* [Information provided]
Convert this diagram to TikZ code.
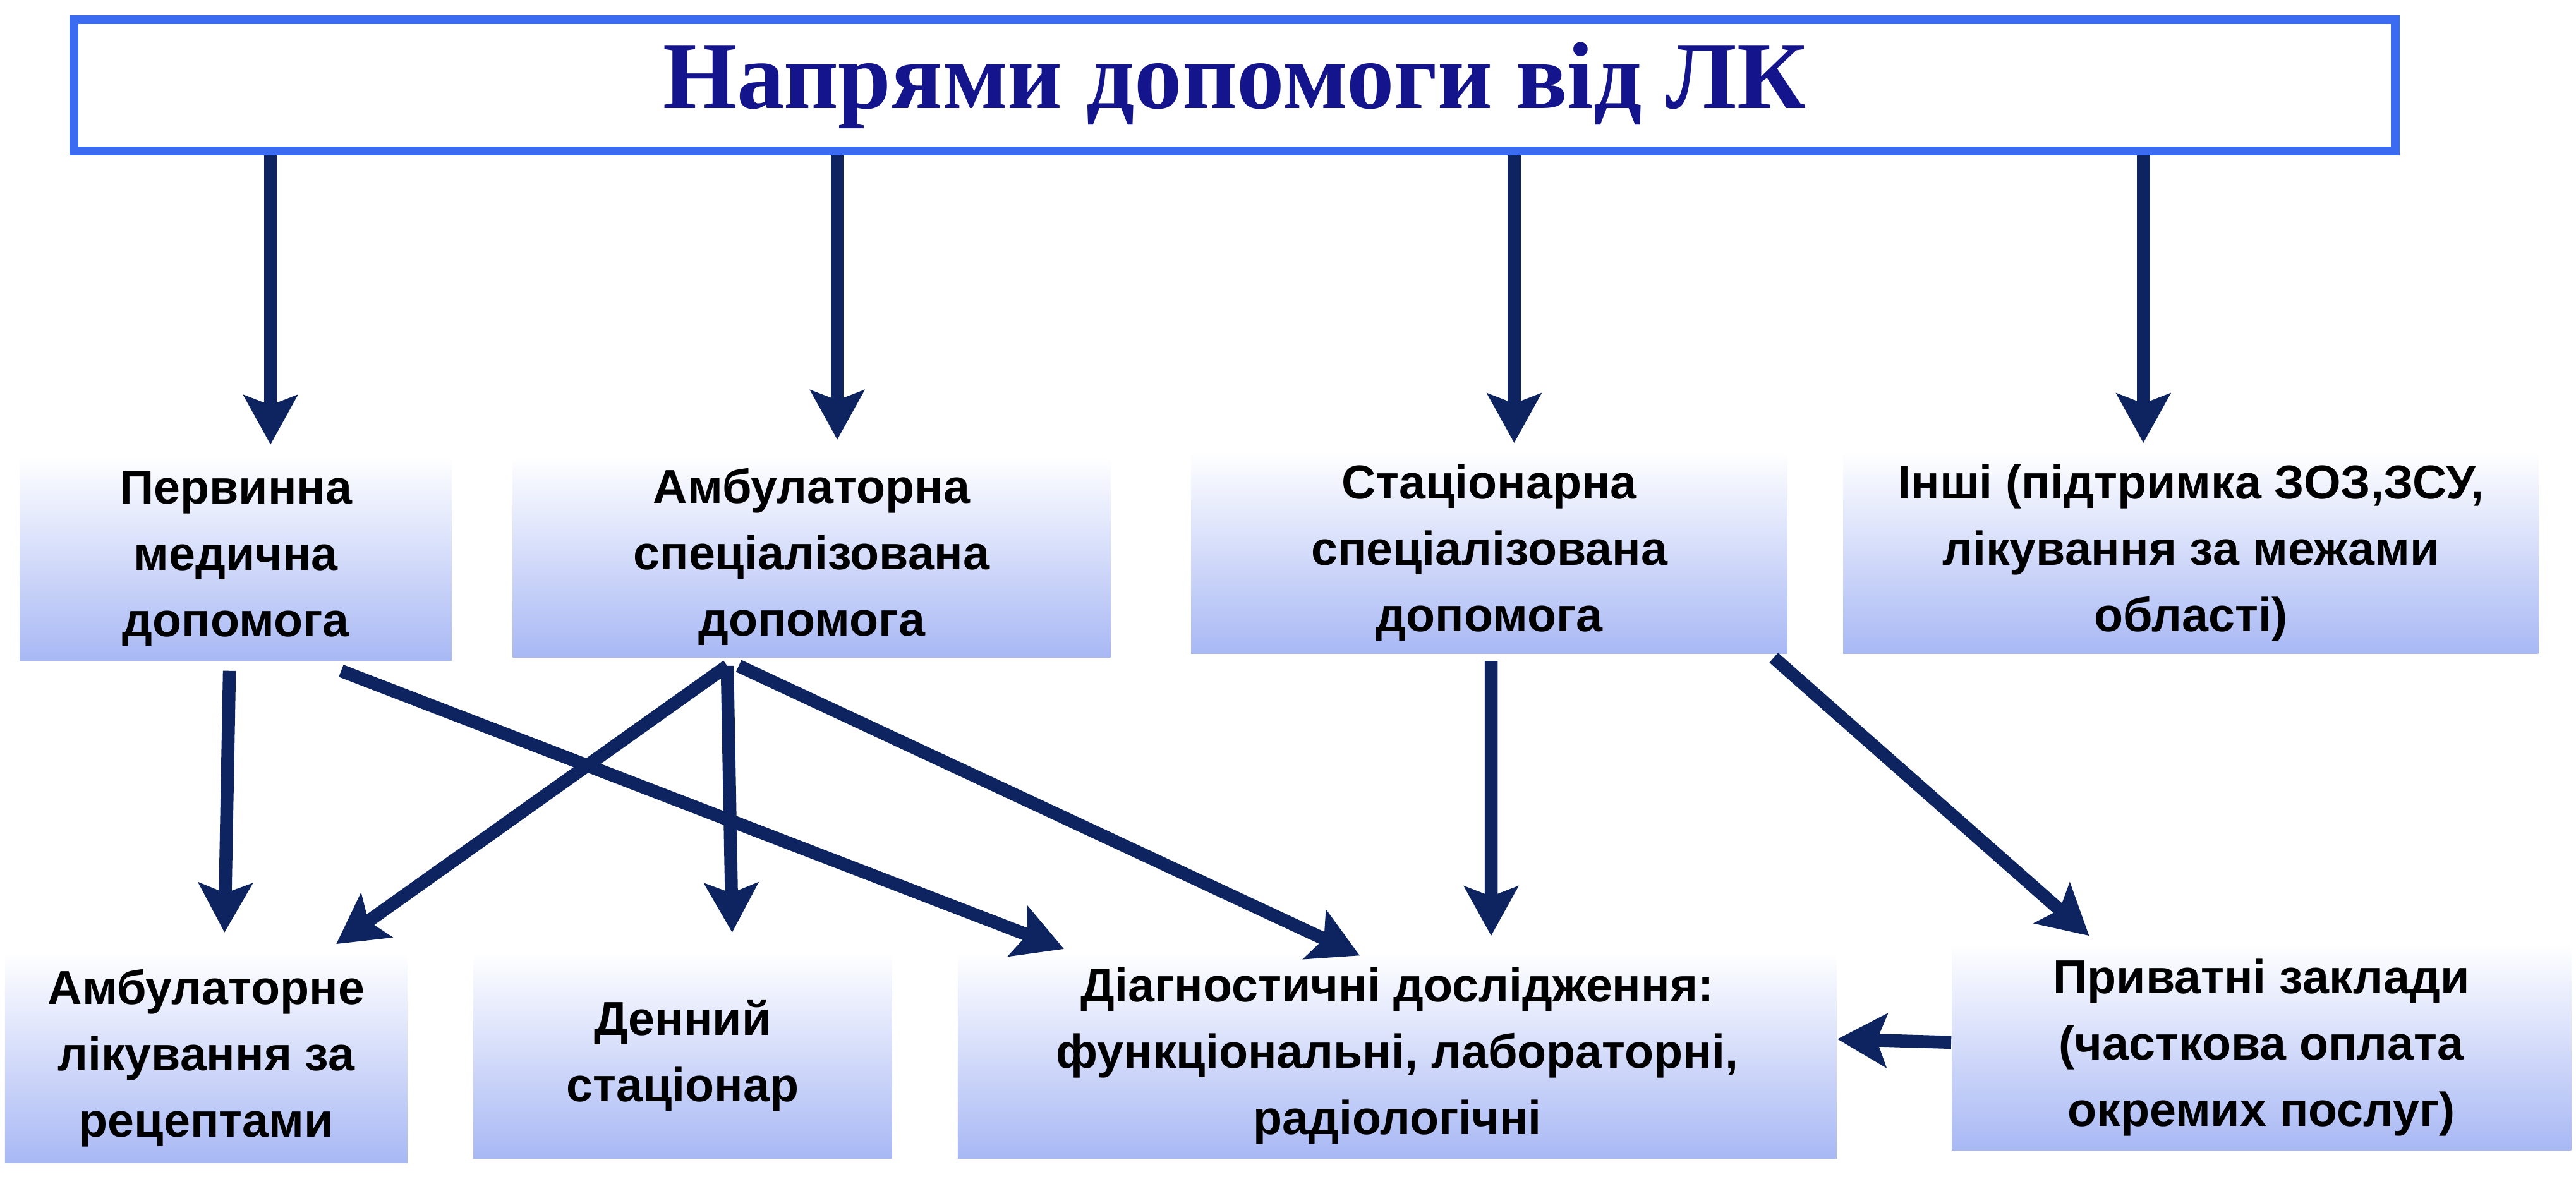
\documentclass[tikz,border=0pt]{standalone}
\usepackage{fontspec}
\setmainfont{Liberation Sans}
\newfontfamily\titlefont{Liberation Serif}
\usetikzlibrary{arrows.meta}
\definecolor{navy}{HTML}{0D2461}
\definecolor{tblue}{HTML}{14148C}
\definecolor{bord}{HTML}{3A6BF0}
\definecolor{gbot}{HTML}{A8B8F4}
\tikzset{
 box/.style={inner sep=0pt,top color=white,bottom color=gbot,align=center,
   font=\fontsize{16.5}{23}\selectfont\bfseries,text=black},
 arr/.style={draw=navy,line width=4.5pt,-{Stealth[length=0.6cm,width=0.65cm,inset=0.12cm]}}
}
\newcommand{\bx}[6]{\node[box,minimum width=#4cm-#2cm,minimum height=#3cm-#5cm] (#1) at ({(#2+#4)/2},{(#3+#5)/2}) {#6};}
\begin{document}
\begin{tikzpicture}
\useasboundingbox (0,0) rectangle (31.36,-14.41);
\node[draw=bord,line width=3pt,fill=white,minimum width=28.26cm,minimum height=1.6cm,inner sep=0pt,
  font=\titlefont\fontsize{33}{36}\selectfont\bfseries,text=tblue] (t) at (15.03,-1.04) {Напрями допомоги від ЛК};
\bx{p}{0.24}{-5.56}{5.5}{-8.04}{Первинна\\медична\\допомога}
\bx{a}{6.24}{-5.56}{13.52}{-8.0}{Амбулаторна\\спеціалізована\\допомога}
\bx{s}{14.5}{-5.5}{21.76}{-7.96}{Стаціонарна\\спеціалізована\\допомога}
\bx{i}{22.44}{-5.5}{30.9}{-7.96}{Інші (підтримка ЗОЗ,ЗСУ,\\лікування за межами\\області)}
\bx{al}{0.06}{-11.6}{4.96}{-14.16}{Амбулаторне\\лікування за\\рецептами}
\bx{d}{5.76}{-11.6}{10.86}{-14.1}{Денний\\стаціонар}
\bx{dg}{11.66}{-11.6}{22.36}{-14.1}{Діагностичні дослідження:\\функціональні, лабораторні,\\радіологічні}
\bx{pr}{23.76}{-11.5}{31.3}{-14.0}{Приватні заклади\\(часткова оплата\\окремих послуг)}
\coordinate (cp) at ([xshift=3.06cm,yshift=0.14cm]p.north west);
\coordinate (ca) at ([xshift=3.96cm,yshift=0.2cm]a.north west);
\coordinate (cs) at ([xshift=3.94cm,yshift=0.1cm]s.north west);
\coordinate (ci) at ([xshift=3.66cm,yshift=0.1cm]i.north west);
\draw[arr] (t.south -| cp) -- (cp);
\draw[arr] (t.south -| ca) -- (ca);
\draw[arr] (t.south -| cs) -- (cs);
\draw[arr] (t.south -| ci) -- (ci);
\draw[arr] ([xshift=2.56cm,yshift=-0.12cm]p.south west) -- ([xshift=2.68cm,yshift=0.24cm]al.north west);
\draw[arr] ([xshift=3.92cm,yshift=-0.12cm]p.south west) -- ([xshift=1.3cm,yshift=0.04cm]dg.north west);
\draw[arr] ([xshift=2.62cm,yshift=-0.1cm]a.south west) -- ([xshift=4.04cm,yshift=0.1cm]al.north west);
\draw[arr] ([xshift=2.62cm,yshift=-0.1cm]a.south west) -- ([xshift=3.16cm,yshift=0.24cm]d.north west);
\draw[arr] ([xshift=2.76cm,yshift=-0.1cm]a.south west) -- ([xshift=4.9cm,yshift=-0.04cm]dg.north west);
\draw[arr] ([xshift=3.66cm,yshift=-0.08cm]s.south west) -- ([xshift=6.5cm,yshift=0.2cm]dg.north west);
\draw[arr] ([xshift=7.1cm,yshift=-0.04cm]s.south west) -- ([xshift=1.68cm,yshift=0.1cm]pr.north west);
\draw[arr] ([yshift=0.06cm]pr.west) -- ([yshift=0.2cm]dg.east);
\end{tikzpicture}
\end{document}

* [What is asked]
Output the data exactly. Pictures don't belong in the result.

* [Full response]
Convert this diagram to TikZ code.
\documentclass[tikz,border=0pt]{standalone}
\usepackage{fontspec}
\setmainfont{Liberation Sans}
\newfontfamily\titlefont{Liberation Serif}
\usetikzlibrary{arrows.meta}
\definecolor{navy}{HTML}{0D2461}
\definecolor{tblue}{HTML}{14148C}
\definecolor{bord}{HTML}{3A6BF0}
\definecolor{gbot}{HTML}{A8B8F4}
\tikzset{
 box/.style={inner sep=0pt,top color=white,bottom color=gbot,align=center,
   font=\fontsize{16.5}{23}\selectfont\bfseries,text=black},
 arr/.style={draw=navy,line width=4.5pt,-{Stealth[length=0.6cm,width=0.65cm,inset=0.12cm]}}
}
\newcommand{\bx}[6]{\node[box,minimum width=#4cm-#2cm,minimum height=#3cm-#5cm] (#1) at ({(#2+#4)/2},{(#3+#5)/2}) {#6};}
\begin{document}
\begin{tikzpicture}
\useasboundingbox (0,0) rectangle (31.36,-14.41);
\node[draw=bord,line width=3pt,fill=white,minimum width=28.26cm,minimum height=1.6cm,inner sep=0pt,
  font=\titlefont\fontsize{33}{36}\selectfont\bfseries,text=tblue] (t) at (15.03,-1.04) {Напрями допомоги від ЛК};
\bx{p}{0.24}{-5.56}{5.5}{-8.04}{Первинна\\медична\\допомога}
\bx{a}{6.24}{-5.56}{13.52}{-8.0}{Амбулаторна\\спеціалізована\\допомога}
\bx{s}{14.5}{-5.5}{21.76}{-7.96}{Стаціонарна\\спеціалізована\\допомога}
\bx{i}{22.44}{-5.5}{30.9}{-7.96}{Інші (підтримка ЗОЗ,ЗСУ,\\лікування за межами\\області)}
\bx{al}{0.06}{-11.6}{4.96}{-14.16}{Амбулаторне\\лікування за\\рецептами}
\bx{d}{5.76}{-11.6}{10.86}{-14.1}{Денний\\стаціонар}
\bx{dg}{11.66}{-11.6}{22.36}{-14.1}{Діагностичні дослідження:\\функціональні, лабораторні,\\радіологічні}
\bx{pr}{23.76}{-11.5}{31.3}{-14.0}{Приватні заклади\\(часткова оплата\\окремих послуг)}
\coordinate (cp) at ([xshift=3.06cm,yshift=0.14cm]p.north west);
\coordinate (ca) at ([xshift=3.96cm,yshift=0.2cm]a.north west);
\coordinate (cs) at ([xshift=3.94cm,yshift=0.1cm]s.north west);
\coordinate (ci) at ([xshift=3.66cm,yshift=0.1cm]i.north west);
\draw[arr] (t.south -| cp) -- (cp);
\draw[arr] (t.south -| ca) -- (ca);
\draw[arr] (t.south -| cs) -- (cs);
\draw[arr] (t.south -| ci) -- (ci);
\draw[arr] ([xshift=2.56cm,yshift=-0.12cm]p.south west) -- ([xshift=2.68cm,yshift=0.24cm]al.north west);
\draw[arr] ([xshift=3.92cm,yshift=-0.12cm]p.south west) -- ([xshift=1.3cm,yshift=0.04cm]dg.north west);
\draw[arr] ([xshift=2.62cm,yshift=-0.1cm]a.south west) -- ([xshift=4.04cm,yshift=0.1cm]al.north west);
\draw[arr] ([xshift=2.62cm,yshift=-0.1cm]a.south west) -- ([xshift=3.16cm,yshift=0.24cm]d.north west);
\draw[arr] ([xshift=2.76cm,yshift=-0.1cm]a.south west) -- ([xshift=4.9cm,yshift=-0.04cm]dg.north west);
\draw[arr] ([xshift=3.66cm,yshift=-0.08cm]s.south west) -- ([xshift=6.5cm,yshift=0.2cm]dg.north west);
\draw[arr] ([xshift=7.1cm,yshift=-0.04cm]s.south west) -- ([xshift=1.68cm,yshift=0.1cm]pr.north west);
\draw[arr] ([yshift=0.06cm]pr.west) -- ([yshift=0.2cm]dg.east);
\end{tikzpicture}
\end{document}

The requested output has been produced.